International Anticommunist Entente
- Abbreviation: EIA
- Formation: 1924
- Founder: Théodore Aubert
- Dissolved: 1950
- Headquarters: Geneve, Switzerland
- Formerly called: International Entente Against the Third International (1924–1938)

= International Anticommunist Entente =

The International Anticommunist Entente (Entente Internationale Anticommuniste EIA) was an international anti-communist organisation based in Geneva, Switzerland. Prior to 1938, it was known as the International Entente Against the Third International (Entente internationale contre la III:e internationale).

The organisation was founded by the Swiss advocate Théodore Aubert and Russian émigré Red Cross leader Georges Lodygensky as a response to the Communist International in 1924. Its objectives were to defend the "principles of order, family, property and nationality".

The entente had national chapters in over 20 countries, with the aim of influencing political and journalistic circles. The British chapter was the Central Council of the Economic Leagues. In Finland, the national chapter Suomen Suojelusliitto was founded by the prominent statesman Carl Gustaf Emil Mannerheim a year earlier in 1923 to do anti-communist education. According to some accounts, Francisco Franco's anti-communism was initially sparked by reading the entente's publications and he also met Aubert.
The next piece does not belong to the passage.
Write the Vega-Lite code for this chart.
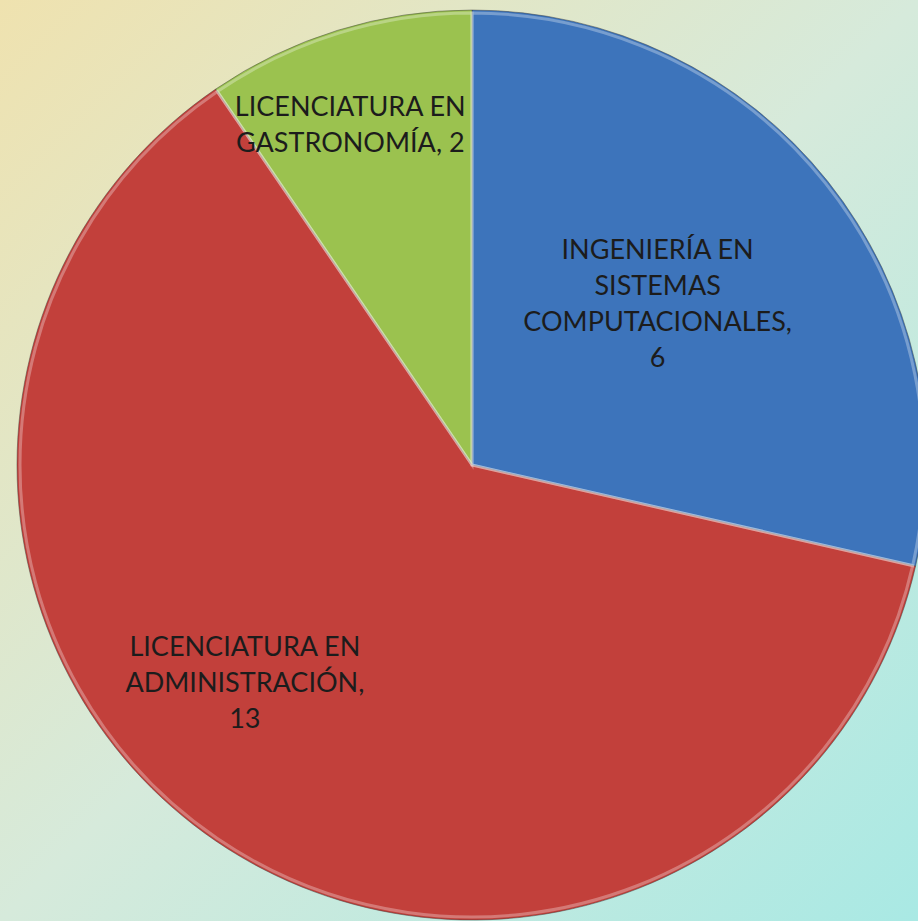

Other notable sympathizers included Philippe Pétain and Franz von Papen.

Despite its international character, the bulk of the funding came from Swiss businesses; usually provided by banks, insurance companies and industrialists. From around 1935, the EIA began to be financed by Nazi Germany and even more so by Fascist Italy.

EIA published Revue Anticommuniste. EIA opened an information centre in August 1937.

After World War II, EIA's membership numbers greatly decreased and its leaders considered the United States to be a better center for leading anti-communist activities than Europe. The organisation ceased operation in 1950.